• Problem requirements
Go through the data and copy every line exactly, but not the images.

• Excerpt from a dataset
━━━━━━━━━━━━━━━━━━━━━━━━━━━━━━
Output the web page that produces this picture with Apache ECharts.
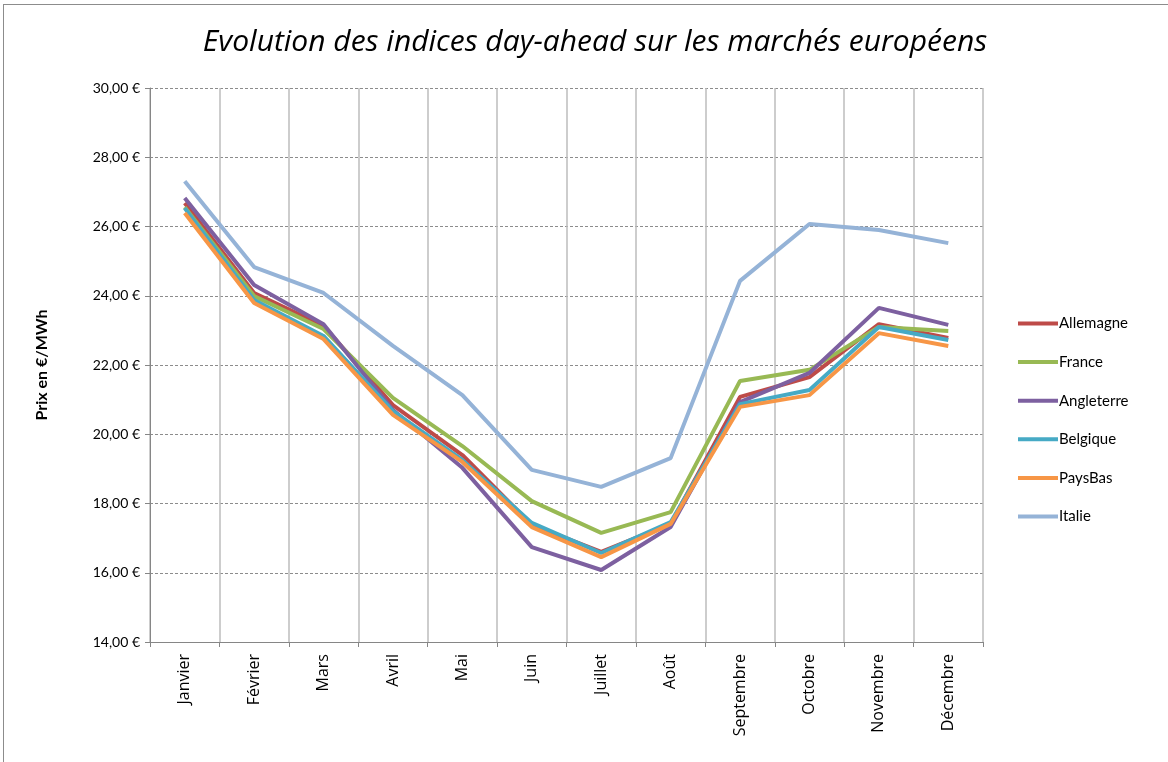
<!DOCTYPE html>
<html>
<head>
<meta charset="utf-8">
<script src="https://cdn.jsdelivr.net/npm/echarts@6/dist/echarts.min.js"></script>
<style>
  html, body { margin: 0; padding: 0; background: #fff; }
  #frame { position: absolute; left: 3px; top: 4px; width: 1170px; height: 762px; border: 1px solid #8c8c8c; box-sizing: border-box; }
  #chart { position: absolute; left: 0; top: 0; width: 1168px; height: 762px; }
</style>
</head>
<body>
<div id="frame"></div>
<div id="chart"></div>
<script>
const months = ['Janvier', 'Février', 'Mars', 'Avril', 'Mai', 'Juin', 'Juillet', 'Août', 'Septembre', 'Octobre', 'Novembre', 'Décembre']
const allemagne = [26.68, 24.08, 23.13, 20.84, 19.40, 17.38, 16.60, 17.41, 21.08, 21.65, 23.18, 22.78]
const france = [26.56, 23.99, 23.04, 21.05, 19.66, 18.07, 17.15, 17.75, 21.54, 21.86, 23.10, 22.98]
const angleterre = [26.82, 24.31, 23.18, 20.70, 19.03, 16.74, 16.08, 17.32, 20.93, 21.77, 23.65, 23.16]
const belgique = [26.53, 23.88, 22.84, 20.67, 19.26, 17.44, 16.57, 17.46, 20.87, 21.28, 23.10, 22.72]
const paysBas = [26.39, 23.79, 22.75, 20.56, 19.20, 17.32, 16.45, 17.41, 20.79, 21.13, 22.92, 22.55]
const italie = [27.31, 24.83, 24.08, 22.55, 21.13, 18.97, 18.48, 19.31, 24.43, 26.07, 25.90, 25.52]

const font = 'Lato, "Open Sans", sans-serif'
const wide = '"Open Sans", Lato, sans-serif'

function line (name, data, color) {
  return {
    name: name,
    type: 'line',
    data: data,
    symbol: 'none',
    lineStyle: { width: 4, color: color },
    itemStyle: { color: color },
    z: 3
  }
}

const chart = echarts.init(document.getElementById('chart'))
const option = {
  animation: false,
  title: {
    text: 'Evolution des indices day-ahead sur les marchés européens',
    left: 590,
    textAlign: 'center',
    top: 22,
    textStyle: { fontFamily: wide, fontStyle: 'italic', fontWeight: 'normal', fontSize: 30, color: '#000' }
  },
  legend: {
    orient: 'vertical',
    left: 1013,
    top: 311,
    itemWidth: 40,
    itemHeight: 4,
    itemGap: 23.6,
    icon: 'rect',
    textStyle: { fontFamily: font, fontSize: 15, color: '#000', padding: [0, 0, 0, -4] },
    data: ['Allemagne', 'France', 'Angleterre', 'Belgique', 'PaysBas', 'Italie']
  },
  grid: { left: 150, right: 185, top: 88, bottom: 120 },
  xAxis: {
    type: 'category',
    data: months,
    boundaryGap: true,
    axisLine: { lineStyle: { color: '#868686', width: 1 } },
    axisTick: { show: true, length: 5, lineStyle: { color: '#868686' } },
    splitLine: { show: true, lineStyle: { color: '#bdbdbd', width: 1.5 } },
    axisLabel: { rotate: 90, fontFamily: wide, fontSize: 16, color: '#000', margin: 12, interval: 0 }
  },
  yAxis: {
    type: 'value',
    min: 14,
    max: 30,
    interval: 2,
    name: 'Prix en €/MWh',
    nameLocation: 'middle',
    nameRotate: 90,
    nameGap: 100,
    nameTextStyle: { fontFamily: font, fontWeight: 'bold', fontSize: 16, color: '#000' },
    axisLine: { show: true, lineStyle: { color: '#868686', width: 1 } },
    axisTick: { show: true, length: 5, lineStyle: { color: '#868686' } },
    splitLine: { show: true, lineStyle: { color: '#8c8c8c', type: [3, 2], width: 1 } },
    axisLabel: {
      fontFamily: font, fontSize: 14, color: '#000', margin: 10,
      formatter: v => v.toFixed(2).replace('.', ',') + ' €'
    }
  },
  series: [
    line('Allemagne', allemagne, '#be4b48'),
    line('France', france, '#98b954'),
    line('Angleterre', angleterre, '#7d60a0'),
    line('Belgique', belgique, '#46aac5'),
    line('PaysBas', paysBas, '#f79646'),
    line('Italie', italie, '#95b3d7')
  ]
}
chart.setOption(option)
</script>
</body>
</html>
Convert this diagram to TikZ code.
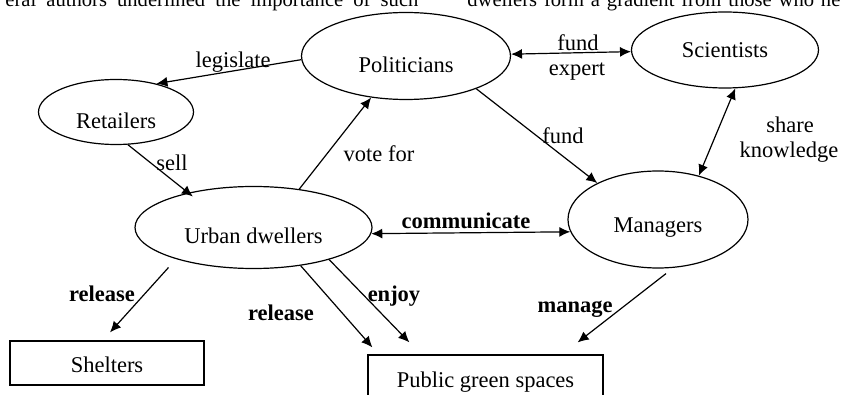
━━━━━━━━━━━━━━━━━━━━━━━━━━━━━━
• Reply to the task
Output the web page that produces this picture with Apache ECharts.
<!DOCTYPE html>
<html>
<head>
<meta charset="utf-8">
<script src="https://cdn.jsdelivr.net/npm/echarts@6/dist/echarts.min.js"></script>
<style>
  html, body { margin: 0; padding: 0; background: #fff; }
  #frame { position: absolute; left: 3px; top: 4px; width: 1170px; height: 762px; border: 1px solid #8c8c8c; box-sizing: border-box; }
  #chart { position: absolute; left: 0; top: 0; width: 1168px; height: 762px; }
</style>
</head>
<body>
<div id="frame"></div>
<div id="chart"></div>
<script>
const months = ['Janvier', 'Février', 'Mars', 'Avril', 'Mai', 'Juin', 'Juillet', 'Août', 'Septembre', 'Octobre', 'Novembre', 'Décembre']
const allemagne = [26.68, 24.08, 23.13, 20.84, 19.40, 17.38, 16.60, 17.41, 21.08, 21.65, 23.18, 22.78]
const france = [26.56, 23.99, 23.04, 21.05, 19.66, 18.07, 17.15, 17.75, 21.54, 21.86, 23.10, 22.98]
const angleterre = [26.82, 24.31, 23.18, 20.70, 19.03, 16.74, 16.08, 17.32, 20.93, 21.77, 23.65, 23.16]
const belgique = [26.53, 23.88, 22.84, 20.67, 19.26, 17.44, 16.57, 17.46, 20.87, 21.28, 23.10, 22.72]
const paysBas = [26.39, 23.79, 22.75, 20.56, 19.20, 17.32, 16.45, 17.41, 20.79, 21.13, 22.92, 22.55]
const italie = [27.31, 24.83, 24.08, 22.55, 21.13, 18.97, 18.48, 19.31, 24.43, 26.07, 25.90, 25.52]

const font = 'Lato, "Open Sans", sans-serif'
const wide = '"Open Sans", Lato, sans-serif'

function line (name, data, color) {
  return {
    name: name,
    type: 'line',
    data: data,
    symbol: 'none',
    lineStyle: { width: 4, color: color },
    itemStyle: { color: color },
    z: 3
  }
}

const chart = echarts.init(document.getElementById('chart'))
const option = {
  animation: false,
  title: {
    text: 'Evolution des indices day-ahead sur les marchés européens',
    left: 590,
    textAlign: 'center',
    top: 22,
    textStyle: { fontFamily: wide, fontStyle: 'italic', fontWeight: 'normal', fontSize: 30, color: '#000' }
  },
  legend: {
    orient: 'vertical',
    left: 1013,
    top: 311,
    itemWidth: 40,
    itemHeight: 4,
    itemGap: 23.6,
    icon: 'rect',
    textStyle: { fontFamily: font, fontSize: 15, color: '#000', padding: [0, 0, 0, -4] },
    data: ['Allemagne', 'France', 'Angleterre', 'Belgique', 'PaysBas', 'Italie']
  },
  grid: { left: 150, right: 185, top: 88, bottom: 120 },
  xAxis: {
    type: 'category',
    data: months,
    boundaryGap: true,
    axisLine: { lineStyle: { color: '#868686', width: 1 } },
    axisTick: { show: true, length: 5, lineStyle: { color: '#868686' } },
    splitLine: { show: true, lineStyle: { color: '#bdbdbd', width: 1.5 } },
    axisLabel: { rotate: 90, fontFamily: wide, fontSize: 16, color: '#000', margin: 12, interval: 0 }
  },
  yAxis: {
    type: 'value',
    min: 14,
    max: 30,
    interval: 2,
    name: 'Prix en €/MWh',
    nameLocation: 'middle',
    nameRotate: 90,
    nameGap: 100,
    nameTextStyle: { fontFamily: font, fontWeight: 'bold', fontSize: 16, color: '#000' },
    axisLine: { show: true, lineStyle: { color: '#868686', width: 1 } },
    axisTick: { show: true, length: 5, lineStyle: { color: '#868686' } },
    splitLine: { show: true, lineStyle: { color: '#8c8c8c', type: [3, 2], width: 1 } },
    axisLabel: {
      fontFamily: font, fontSize: 14, color: '#000', margin: 10,
      formatter: v => v.toFixed(2).replace('.', ',') + ' €'
    }
  },
  series: [
    line('Allemagne', allemagne, '#be4b48'),
    line('France', france, '#98b954'),
    line('Angleterre', angleterre, '#7d60a0'),
    line('Belgique', belgique, '#46aac5'),
    line('PaysBas', paysBas, '#f79646'),
    line('Italie', italie, '#95b3d7')
  ]
}
chart.setOption(option)
</script>
</body>
</html>
Convert this diagram to TikZ code.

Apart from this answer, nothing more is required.